Crop breeders use genetic and genomic data to help them develop new crop strains that have desired traits such as yield, disease resistance, drought tolerance, and baking quality. The International Wheat and Maize Improvement Center (CIMMYT), the world’s primary source of breeding material for wheat and corn (maize), has amassed a huge database of information about millions of wheat genotypes. 

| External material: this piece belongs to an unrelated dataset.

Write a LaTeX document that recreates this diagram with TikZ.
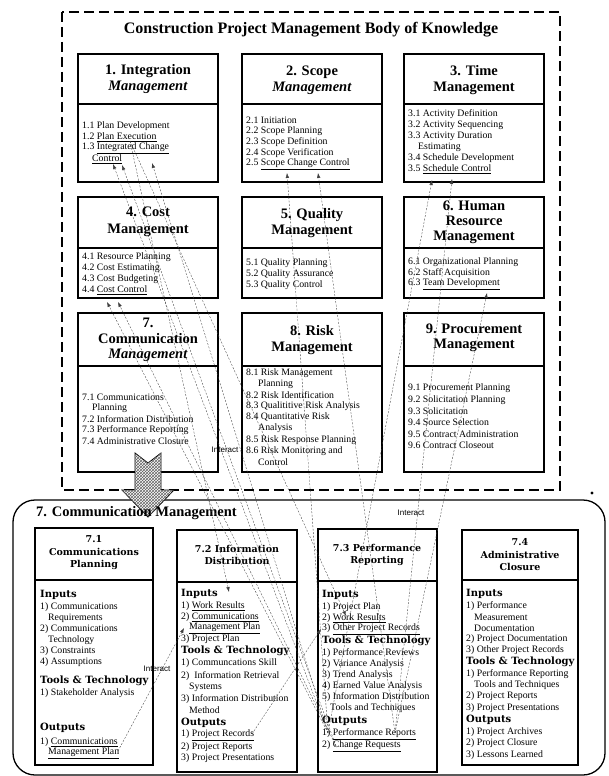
\documentclass[tikz,border=0pt]{standalone}
\usepackage{fontspec}
\setmainfont{Liberation Serif}
\newfontfamily\hdrfont{DejaVu Serif}
\newfontfamily\lblfont{Liberation Sans}
\usetikzlibrary{arrows.meta,patterns}
\begin{document}
\begin{tikzpicture}[x=1pt,y=-1pt,
  kbox/.style={draw, line width=1.1pt},
  khdr/.style={font=\bfseries\fontsize{14.5}{16.5}\selectfont, align=center, inner sep=0pt},
  itm/.style={font=\fontsize{9.8}{11}\selectfont, anchor=west, inner sep=0pt},
  shdr/.style={font=\hdrfont\bfseries\fontsize{9.5}{12.5}\selectfont, align=center, inner sep=0pt},
  sec/.style={font=\hdrfont\bfseries\fontsize{10}{11}\selectfont, anchor=west, inner sep=0pt},
  conn/.style={draw=black!75, line width=0.35pt, dash pattern=on 2pt off 1.5pt, -{Latex[length=5pt,width=3.5pt]}},
  ilbl/.style={font=\lblfont\fontsize{8}{9}\selectfont, inner sep=0.5pt},
]
\useasboundingbox (0,0) rectangle (608,776);

% outer dashed frame
\draw[line width=1.2pt, dash pattern=on 10pt off 5pt] (62,12) rectangle (560,490);
\node[font=\bfseries\fontsize{16}{18}\selectfont] (title) at (311,30) {Construction Project Management Body of Knowledge};

% ---------- row 1 ----------
\draw[kbox] (78,54) rectangle (218,182);  \draw[kbox] (78,104) -- (218,104);
\draw[kbox] (242,54) rectangle (382,182); \draw[kbox] (242,104) -- (382,104);
\draw[kbox] (404,54) rectangle (544,182); \draw[kbox] (404,104) -- (544,104);
\node[khdr] (h1) at (148,79) {1. Integration\\\textit{Management}};
\node[khdr] (h2) at (312,80) {2. Scope\\\textit{Management}};
\node[khdr] (h3) at (474,80) {3. Time\\Management};

\node[itm] (i11) at (82,126) {1.1 Plan Development};
\node[itm] (i12) at (82,137) {1.2 \underline{Plan Execution}};
\node[itm] (i13) at (82,148) {1.3 \underline{Integrated Change}};
\node[itm] (i13b) at (92,159) {\underline{Control}};

\node[itm] (i21) at (246,120) {2.1 Initiation};
\node[itm] (i22) at (246,131) {2.2 Scope Planning};
\node[itm] (i23) at (246,142) {2.3 Scope Definition};
\node[itm] (i24) at (246,153) {2.4 Scope Verification};
\node[itm] (i25) at (246,164) {2.5 \underline{Scope Change Control}};

\node[itm] (i31) at (408,114) {3.1 Activity Definition};
\node[itm] (i32) at (408,125) {3.2 Activity Sequencing};
\node[itm] (i33) at (408,136) {3.3 Activity Duration};
\node[itm] (i33b) at (418,147) {Estimating};
\node[itm] (i34) at (408,158) {3.4 Schedule Development};
\node[itm] (i35) at (408,169) {3.5 \underline{Schedule Control}};

% ---------- row 2 ----------
\draw[kbox] (78,197) rectangle (218,298);  \draw[kbox] (78,248) -- (218,248);
\draw[kbox] (242,197) rectangle (382,298); \draw[kbox] (242,248) -- (382,248);
\draw[kbox] (404,197) rectangle (544,298); \draw[kbox] (404,248) -- (544,248);
\node[khdr] (h4) at (148,222) {4. Cost\\Management};
\node[khdr] (h5) at (312,223) {5. Quality\\Management};
\node[khdr, font=\bfseries\fontsize{14.5}{15}\selectfont] (h6) at (474,222) {6. Human\\Resource\\Management};

\node[itm] (i41) at (82,257) {4.1 Resource Planning};
\node[itm] (i42) at (82,268) {4.2 Cost Estimating};
\node[itm] (i43) at (82,279) {4.3 Cost Budgeting};
\node[itm] (i44) at (82,290) {4.4 \underline{Cost Control}};

\node[itm] (i51) at (246,263) {5.1 Quality Planning};
\node[itm] (i52) at (246,274) {5.2 Quality Assurance};
\node[itm] (i53) at (246,285) {5.3 Quality Control};

\node[itm] (i61) at (408,262) {6.1 Organizational Planning};
\node[itm] (i62) at (408,273) {6.2 Staff Acquisition};
\node[itm] (i63) at (408,284) {6.3 \underline{Team Development}};

% ---------- row 3 ----------
\draw[kbox] (78,313) rectangle (218,472);  \draw[kbox] (78,366) -- (218,366);
\draw[kbox] (242,313) rectangle (382,472); \draw[kbox] (242,366) -- (382,366);
\draw[kbox] (404,313) rectangle (544,472); \draw[kbox] (404,366) -- (544,366);
\node[khdr, font=\bfseries\fontsize{14.5}{15.5}\selectfont] (h7) at (148,340) {7.\\Communication\\\textit{Management}};
\node[khdr] (h8) at (312,340) {8. Risk\\Management};
\node[khdr, font=\bfseries\fontsize{14.5}{15}\selectfont] (h9) at (474,338) {9. Procurement\\Management};

\node[itm] (i71) at (82,397) {7.1 Communications};
\node[itm] (i71b) at (92,408) {Planning};
\node[itm] (i72) at (82,419) {7.2 Information Distribution};
\node[itm] (i73) at (82,430) {7.3 Performance Reporting};
\node[itm] (i74) at (82,441) {7.4 Administrative Closure};

\node[itm] (i81) at (246,373) {8.1 Risk Management};
\node[itm] (i81b) at (258,384) {Planning};
\node[itm] (i82) at (246,395) {8.2 Risk Identification};
\node[itm] (i83) at (246,406) {8.3 Qualititive Risk Analysis};
\node[itm] (i84) at (246,417) {8.4 Quantitative Risk};
\node[itm] (i84b) at (258,428) {Analysis};
\node[itm] (i85) at (246,440) {8.5 Risk Response Planning};
\node[itm] (i86) at (246,451) {8.6 Risk Monitoring and};
\node[itm] (i86b) at (258,462) {Control};

\node[itm] (i91) at (408,388) {9.1 Procurement Planning};
\node[itm] (i92) at (408,400) {9.2 Solicitation Planning};
\node[itm] (i93) at (408,411) {9.3 Solicitation};
\node[itm] (i94) at (408,422) {9.4 Source Selection};
\node[itm] (i95) at (408,434) {9.5 Contract Administration};
\node[itm] (i96) at (408,445) {9.6 Contract Closeout};

% ---------- bottom frame ----------
\draw[line width=1.3pt, rounded corners=22pt] (13,500) rectangle (605,775);
\fill (592,493) circle (1.6);

% big hatched arrow
\filldraw[fill=white, line width=0.8pt] (135,453) -- (148,463) -- (161,453) -- (161,490) -- (174,490) -- (148,517) -- (122,490) -- (135,490) -- cycle;
\path[pattern=crosshatch, pattern color=black!60] (135,453) -- (148,463) -- (161,453) -- (161,490) -- (174,490) -- (148,517) -- (122,490) -- (135,490) -- cycle;

\node[font=\bfseries\fontsize{14.5}{16}\selectfont, anchor=west, inner sep=0pt] (cmt) at (36,513) {7. Communication Management};

% sub boxes
\draw[kbox] (35,528) rectangle (153,765);  \draw[kbox] (35,580) -- (153,580);
\draw[kbox] (177,530) rectangle (297,772); \draw[kbox] (177,582) -- (297,582);
\draw[kbox] (318,529) rectangle (437,772); \draw[kbox] (318,581) -- (437,581);
\draw[kbox] (462,530) rectangle (578,765); \draw[kbox] (462,580) -- (578,580);

\node[shdr] (s1) at (94,553) {7.1\\Communications\\Planning};
\node[shdr] (s2) at (237,555) {7.2 Information\\Distribution};
\node[shdr] (s3) at (377,555) {7.3 Performance\\Reporting};
\node[shdr] (s4) at (520,555) {7.4\\Administrative\\Closure};

% 7.1
\node[sec] (a0) at (40,595) {Inputs};
\node[itm] (a1) at (40,607) {1) Communications};
\node[itm] (a1b) at (48,618) {Requirements};
\node[itm] (a2) at (40,629) {2) Communications};
\node[itm] (a2b) at (48,640) {Technology};
\node[itm] (a3) at (40,651) {3) Constraints};
\node[itm] (a4) at (40,662) {4) Assumptions};
\node[sec] (a5) at (40,681) {Tools \& Technology};
\node[itm] (a6) at (40,693) {1) Stakeholder Analysis};
\node[sec] (a7) at (40,728) {Outputs};
\node[itm] (a8) at (40,742) {1) \underline{Communications}};
\node[itm] (a8b) at (48,753) {\underline{Management Plan}};

% 7.2
\node[sec] (b0) at (181,594) {Inputs};
\node[itm] (b1) at (181,606) {1) \underline{Work Results}};
\node[itm] (b2) at (181,617) {2) \underline{Communications}};
\node[itm] (b2b) at (189,628) {\underline{Management Plan}};
\node[itm] (b3) at (181,639) {3) Project Plan};
\node[sec] (b4) at (181,651) {Tools \& Technology};
\node[itm] (b5) at (181,663) {1) Communcations Skill};
\node[itm] (b6) at (181,676) {2)\ \ Information Retrieval};
\node[itm] (b6b) at (189,687) {Systems};
\node[itm] (b7) at (181,699) {3) Information Distribution};
\node[itm] (b7b) at (189,710) {Method};
\node[sec] (b8) at (181,723) {Outputs};
\node[itm] (b9) at (181,735) {1) \underline{Project Records}};
\node[itm] (b10) at (181,747) {2) Project Reports};
\node[itm] (b11) at (181,758) {3) Project Presentations};

% 7.3
\node[sec] (c0) at (322,595) {Inputs};
\node[itm] (c1) at (322,607) {1) Project Plan};
\node[itm] (c2) at (322,618) {2) \underline{Work Results}};
\node[itm] (c3) at (322,629) {3) \underline{Other Project Records}};
\node[sec] (c4) at (322,641) {Tools \& Technology};
\node[itm] (c5) at (322,653) {1) Performance Reviews};
\node[itm] (c6) at (322,664) {2) Variance Analysis};
\node[itm] (c7) at (322,675) {3) Trend Analysis};
\node[itm] (c8) at (322,686) {4) Earned Value Analysis};
\node[itm] (c9) at (322,697) {5) Information Distribution};
\node[itm] (c9b) at (330,708) {Tools and Techniques};
\node[sec] (c10) at (322,721) {Outputs};
\node[itm] (c11) at (322,734) {1) \underline{Performance Reports}};
\node[itm] (c12) at (322,746) {2) \underline{Change Requests}};

% 7.4
\node[sec] (d0) at (466,594) {Inputs};
\node[itm] (d1) at (466,606) {1) Performance};
\node[itm] (d1b) at (474,617) {Measurement};
\node[itm] (d1c) at (474,628) {Documentation};
\node[itm] (d2) at (466,639) {2) Project Documentation};
\node[itm] (d3) at (466,650) {3) Other Project Records};
\node[sec] (d4) at (466,662) {Tools \& Technology};
\node[itm] (d5) at (466,674) {1) Performance Reporting};
\node[itm] (d5b) at (474,685) {Tools and Techniques};
\node[itm] (d6) at (466,696) {2) Project Reports};
\node[itm] (d7) at (466,708) {3) Project Presentations};
\node[sec] (d8) at (466,720) {Outputs};
\node[itm] (d9) at (466,732) {1) Project Archives};
\node[itm] (d10) at (466,743) {2) Project Closure};
\node[itm] (d11) at (466,755) {3) Lessons Learned};

% ---------- connectors ----------
\coordinate (t13a) at (113,164);
\coordinate (t13b) at (122,165);
\coordinate (t12) at (152,163);
\coordinate (t25a) at (287,173);
\coordinate (t25b) at (318,173);
\coordinate (t35a) at (432,180);
\coordinate (t35b) at (452,179);
\coordinate (t44a) at (107,302);
\coordinate (t44b) at (118,302);
\coordinate (t63) at (487,293);
\coordinate (pr1) at (328,733);
\coordinate (pr2) at (395,733);
\coordinate (cr1) at (336,746);
\coordinate (pe) at (130,141);
\coordinate (in72) at (229,592);
\coordinate (wr73) at (346,616);
\coordinate (mp72) at (184,628);
\coordinate (mp71) at (118,751);
\coordinate (rec72) at (252,734);
\coordinate (opr73) at (321,629);

\draw[conn] (pr1) -- (t13a);
\draw[conn] (cr1) -- (t13b);
\draw[conn] (pr1) -- (t12);
\draw[conn] (pr1) -- (t44a);
\draw[conn] (cr1) -- (t44b);
\draw[conn] (pr1) -- (t25a);
\draw[conn] (pr2) -- (t25b);
\draw[conn] (pr1) -- (t35a);
\draw[conn] (pr2) -- (t35b);
\draw[conn] (pr2) -- (t63);
\draw[conn] (pe) -- (in72);
\draw[conn] (pe) -- (wr73);
\draw[conn] (mp71) -- (mp72);
\draw[conn] (rec72) -- (opr73);

\node[ilbl] (int1) at (225,450) {Interact};
\node[ilbl] (int2) at (411,513) {Interact};
\node[ilbl] (int3) at (157,669) {Interact};
\end{tikzpicture}
\end{document}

GEMS Informatics, a joint initiative of which MSI is a part, worked with CIMMYT to analyze a subset of their database, the 2012-2024 spring and durum wheat international nursery dataset. The project had three goals:

  • Build a Python code repository with a scalable infrastructure
  • Resolve naming discrepancies identified in the CIMMYT data
  • Provide harmonized pedigree datasets and query capabilities via an Application Programmer Interface (API) to CIMMYT

The project used MSI resources in several ways:

  • Nathan Carlson (MSI Operations group) set up the server and wrapped the queries for the API
  • Dr. Kevin Silverstein (MSI Bioinformatics group) and Dr. Jeff Thompson (U-Spatial) developed the Python code
  • Considerable computing time on MSI’s Agate supercomputing cluster was used to pre-compute pairwise genetic relatedness coefficients across the variety collection

A story about this project appears on the GEMS Informatics blog: Pedigree analysis tools illuminate ancestry of over 8.5M wheat varieties in CIMMYT’s international nursery.

GEMS Informatics is a joint initiative led by the College of Food, Agricultural and Natural Resource Sciences and the Research Computing group in the Research and Innovation Office at the University of Minnesota. They produce and enable the creation of research-ready scientific data, and turn that data into actionable information for farmers, scientists, governments, or companies. MSI, which is part of Research Computing, provides computing resources and expertise for GEMS Informatics research. 

field of wheat